**Aim:** Return the records word for word. Any pictures in them are not part of the copy.

**Excerpted data:**
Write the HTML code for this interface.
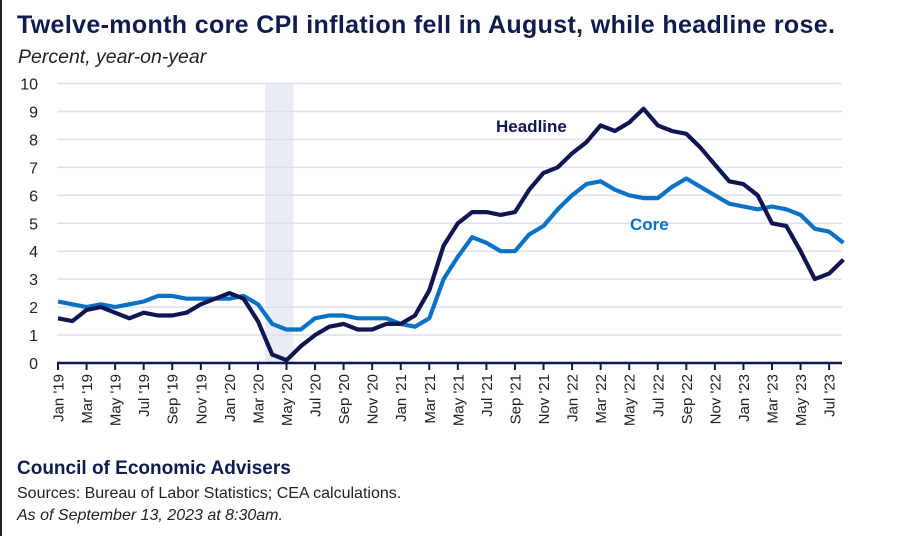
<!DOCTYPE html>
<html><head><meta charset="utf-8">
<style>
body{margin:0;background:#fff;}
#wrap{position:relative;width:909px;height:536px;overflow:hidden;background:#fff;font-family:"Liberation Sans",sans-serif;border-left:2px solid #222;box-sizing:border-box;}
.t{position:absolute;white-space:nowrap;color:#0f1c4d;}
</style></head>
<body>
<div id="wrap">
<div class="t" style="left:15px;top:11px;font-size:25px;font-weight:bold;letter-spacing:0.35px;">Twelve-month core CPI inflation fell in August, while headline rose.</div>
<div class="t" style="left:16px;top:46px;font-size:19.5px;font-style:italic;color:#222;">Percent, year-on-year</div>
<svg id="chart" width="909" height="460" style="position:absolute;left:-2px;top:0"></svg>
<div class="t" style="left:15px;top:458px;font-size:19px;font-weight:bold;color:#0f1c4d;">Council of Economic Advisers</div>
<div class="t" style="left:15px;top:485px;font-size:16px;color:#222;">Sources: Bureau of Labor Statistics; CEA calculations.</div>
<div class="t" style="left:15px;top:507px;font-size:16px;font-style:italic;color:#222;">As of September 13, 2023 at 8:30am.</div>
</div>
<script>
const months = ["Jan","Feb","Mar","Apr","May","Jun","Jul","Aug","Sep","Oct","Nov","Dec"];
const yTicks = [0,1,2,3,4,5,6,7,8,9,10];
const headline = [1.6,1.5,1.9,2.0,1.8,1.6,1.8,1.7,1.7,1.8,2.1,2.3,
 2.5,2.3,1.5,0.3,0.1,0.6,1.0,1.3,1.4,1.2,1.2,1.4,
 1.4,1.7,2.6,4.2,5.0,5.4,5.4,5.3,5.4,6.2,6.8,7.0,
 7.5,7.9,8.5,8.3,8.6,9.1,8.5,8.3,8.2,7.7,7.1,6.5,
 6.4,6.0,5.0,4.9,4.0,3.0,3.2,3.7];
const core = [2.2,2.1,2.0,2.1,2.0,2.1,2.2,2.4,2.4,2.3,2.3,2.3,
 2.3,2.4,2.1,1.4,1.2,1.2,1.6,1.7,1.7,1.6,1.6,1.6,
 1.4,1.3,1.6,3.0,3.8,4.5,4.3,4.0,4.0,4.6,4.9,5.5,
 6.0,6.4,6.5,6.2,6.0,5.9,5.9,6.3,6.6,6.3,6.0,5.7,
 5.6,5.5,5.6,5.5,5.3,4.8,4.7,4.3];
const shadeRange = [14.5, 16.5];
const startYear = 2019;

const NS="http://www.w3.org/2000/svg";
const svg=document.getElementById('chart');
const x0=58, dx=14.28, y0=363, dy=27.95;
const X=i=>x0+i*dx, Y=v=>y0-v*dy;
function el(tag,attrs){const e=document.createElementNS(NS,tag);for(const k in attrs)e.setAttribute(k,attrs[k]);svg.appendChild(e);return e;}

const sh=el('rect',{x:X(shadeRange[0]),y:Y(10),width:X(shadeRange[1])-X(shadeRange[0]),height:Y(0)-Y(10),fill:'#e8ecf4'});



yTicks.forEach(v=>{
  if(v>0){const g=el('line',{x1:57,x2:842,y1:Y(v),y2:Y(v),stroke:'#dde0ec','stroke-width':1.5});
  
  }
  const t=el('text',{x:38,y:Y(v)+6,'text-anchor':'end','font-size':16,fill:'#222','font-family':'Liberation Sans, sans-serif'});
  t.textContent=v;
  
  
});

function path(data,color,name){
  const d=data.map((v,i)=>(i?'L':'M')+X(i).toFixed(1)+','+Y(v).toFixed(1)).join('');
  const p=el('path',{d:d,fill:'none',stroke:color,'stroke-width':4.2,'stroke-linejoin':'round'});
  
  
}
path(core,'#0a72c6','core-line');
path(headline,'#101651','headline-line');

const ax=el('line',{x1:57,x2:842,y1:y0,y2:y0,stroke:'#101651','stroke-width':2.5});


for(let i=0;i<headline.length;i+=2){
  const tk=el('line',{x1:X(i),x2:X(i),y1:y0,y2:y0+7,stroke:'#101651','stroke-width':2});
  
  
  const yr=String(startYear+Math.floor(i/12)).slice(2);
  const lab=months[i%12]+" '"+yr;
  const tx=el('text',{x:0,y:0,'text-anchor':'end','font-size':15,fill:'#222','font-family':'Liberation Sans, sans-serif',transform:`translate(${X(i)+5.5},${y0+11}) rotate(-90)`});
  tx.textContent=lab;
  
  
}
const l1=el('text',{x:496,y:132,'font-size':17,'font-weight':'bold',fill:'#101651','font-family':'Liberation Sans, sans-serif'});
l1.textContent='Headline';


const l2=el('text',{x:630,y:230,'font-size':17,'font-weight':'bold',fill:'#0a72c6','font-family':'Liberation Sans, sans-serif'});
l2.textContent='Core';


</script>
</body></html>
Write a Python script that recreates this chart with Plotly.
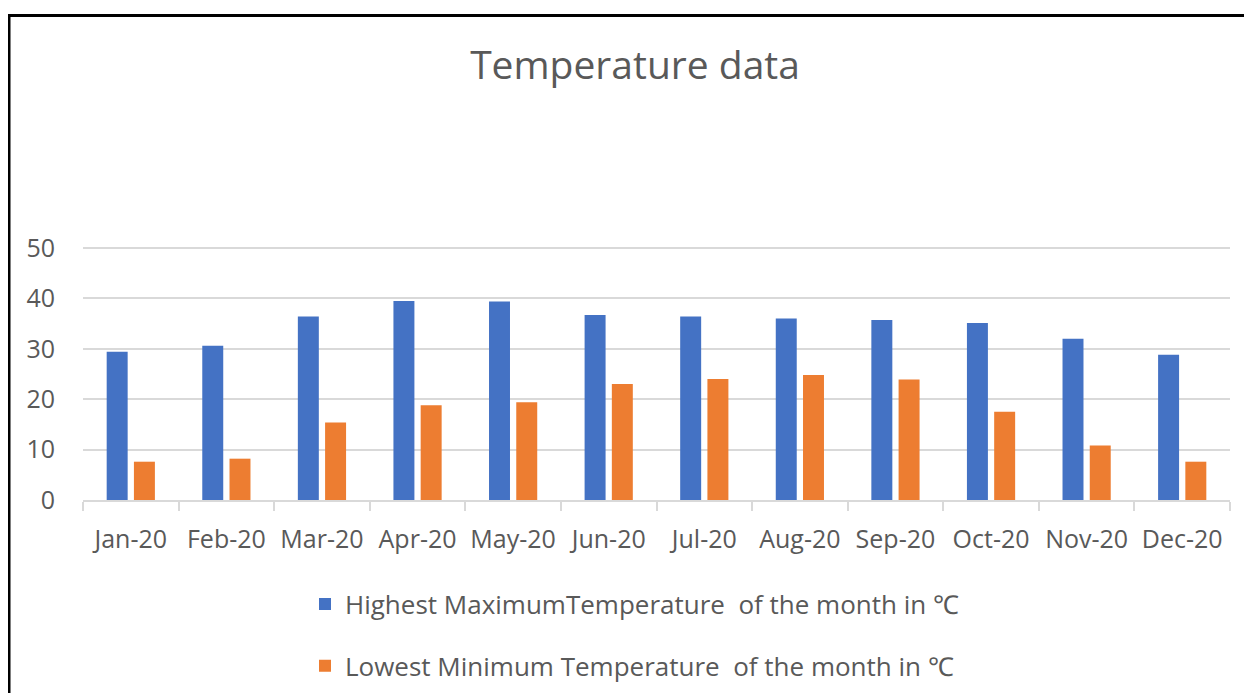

**Result for this exercise:**
Write the HTML code for this interface.
<!DOCTYPE html>
<html><head><meta charset="utf-8">
<style>
body{margin:0;background:#fff;}
#wrap{position:relative;width:909px;height:536px;overflow:hidden;background:#fff;font-family:"Liberation Sans",sans-serif;border-left:2px solid #222;box-sizing:border-box;}
.t{position:absolute;white-space:nowrap;color:#0f1c4d;}
</style></head>
<body>
<div id="wrap">
<div class="t" style="left:15px;top:11px;font-size:25px;font-weight:bold;letter-spacing:0.35px;">Twelve-month core CPI inflation fell in August, while headline rose.</div>
<div class="t" style="left:16px;top:46px;font-size:19.5px;font-style:italic;color:#222;">Percent, year-on-year</div>
<svg id="chart" width="909" height="460" style="position:absolute;left:-2px;top:0"></svg>
<div class="t" style="left:15px;top:458px;font-size:19px;font-weight:bold;color:#0f1c4d;">Council of Economic Advisers</div>
<div class="t" style="left:15px;top:485px;font-size:16px;color:#222;">Sources: Bureau of Labor Statistics; CEA calculations.</div>
<div class="t" style="left:15px;top:507px;font-size:16px;font-style:italic;color:#222;">As of September 13, 2023 at 8:30am.</div>
</div>
<script>
const months = ["Jan","Feb","Mar","Apr","May","Jun","Jul","Aug","Sep","Oct","Nov","Dec"];
const yTicks = [0,1,2,3,4,5,6,7,8,9,10];
const headline = [1.6,1.5,1.9,2.0,1.8,1.6,1.8,1.7,1.7,1.8,2.1,2.3,
 2.5,2.3,1.5,0.3,0.1,0.6,1.0,1.3,1.4,1.2,1.2,1.4,
 1.4,1.7,2.6,4.2,5.0,5.4,5.4,5.3,5.4,6.2,6.8,7.0,
 7.5,7.9,8.5,8.3,8.6,9.1,8.5,8.3,8.2,7.7,7.1,6.5,
 6.4,6.0,5.0,4.9,4.0,3.0,3.2,3.7];
const core = [2.2,2.1,2.0,2.1,2.0,2.1,2.2,2.4,2.4,2.3,2.3,2.3,
 2.3,2.4,2.1,1.4,1.2,1.2,1.6,1.7,1.7,1.6,1.6,1.6,
 1.4,1.3,1.6,3.0,3.8,4.5,4.3,4.0,4.0,4.6,4.9,5.5,
 6.0,6.4,6.5,6.2,6.0,5.9,5.9,6.3,6.6,6.3,6.0,5.7,
 5.6,5.5,5.6,5.5,5.3,4.8,4.7,4.3];
const shadeRange = [14.5, 16.5];
const startYear = 2019;

const NS="http://www.w3.org/2000/svg";
const svg=document.getElementById('chart');
const x0=58, dx=14.28, y0=363, dy=27.95;
const X=i=>x0+i*dx, Y=v=>y0-v*dy;
function el(tag,attrs){const e=document.createElementNS(NS,tag);for(const k in attrs)e.setAttribute(k,attrs[k]);svg.appendChild(e);return e;}

const sh=el('rect',{x:X(shadeRange[0]),y:Y(10),width:X(shadeRange[1])-X(shadeRange[0]),height:Y(0)-Y(10),fill:'#e8ecf4'});



yTicks.forEach(v=>{
  if(v>0){const g=el('line',{x1:57,x2:842,y1:Y(v),y2:Y(v),stroke:'#dde0ec','stroke-width':1.5});
  
  }
  const t=el('text',{x:38,y:Y(v)+6,'text-anchor':'end','font-size':16,fill:'#222','font-family':'Liberation Sans, sans-serif'});
  t.textContent=v;
  
  
});

function path(data,color,name){
  const d=data.map((v,i)=>(i?'L':'M')+X(i).toFixed(1)+','+Y(v).toFixed(1)).join('');
  const p=el('path',{d:d,fill:'none',stroke:color,'stroke-width':4.2,'stroke-linejoin':'round'});
  
  
}
path(core,'#0a72c6','core-line');
path(headline,'#101651','headline-line');

const ax=el('line',{x1:57,x2:842,y1:y0,y2:y0,stroke:'#101651','stroke-width':2.5});


for(let i=0;i<headline.length;i+=2){
  const tk=el('line',{x1:X(i),x2:X(i),y1:y0,y2:y0+7,stroke:'#101651','stroke-width':2});
  
  
  const yr=String(startYear+Math.floor(i/12)).slice(2);
  const lab=months[i%12]+" '"+yr;
  const tx=el('text',{x:0,y:0,'text-anchor':'end','font-size':15,fill:'#222','font-family':'Liberation Sans, sans-serif',transform:`translate(${X(i)+5.5},${y0+11}) rotate(-90)`});
  tx.textContent=lab;
  
  
}
const l1=el('text',{x:496,y:132,'font-size':17,'font-weight':'bold',fill:'#101651','font-family':'Liberation Sans, sans-serif'});
l1.textContent='Headline';


const l2=el('text',{x:630,y:230,'font-size':17,'font-weight':'bold',fill:'#0a72c6','font-family':'Liberation Sans, sans-serif'});
l2.textContent='Core';


</script>
</body></html>
Write a Python script that recreates this chart with Plotly.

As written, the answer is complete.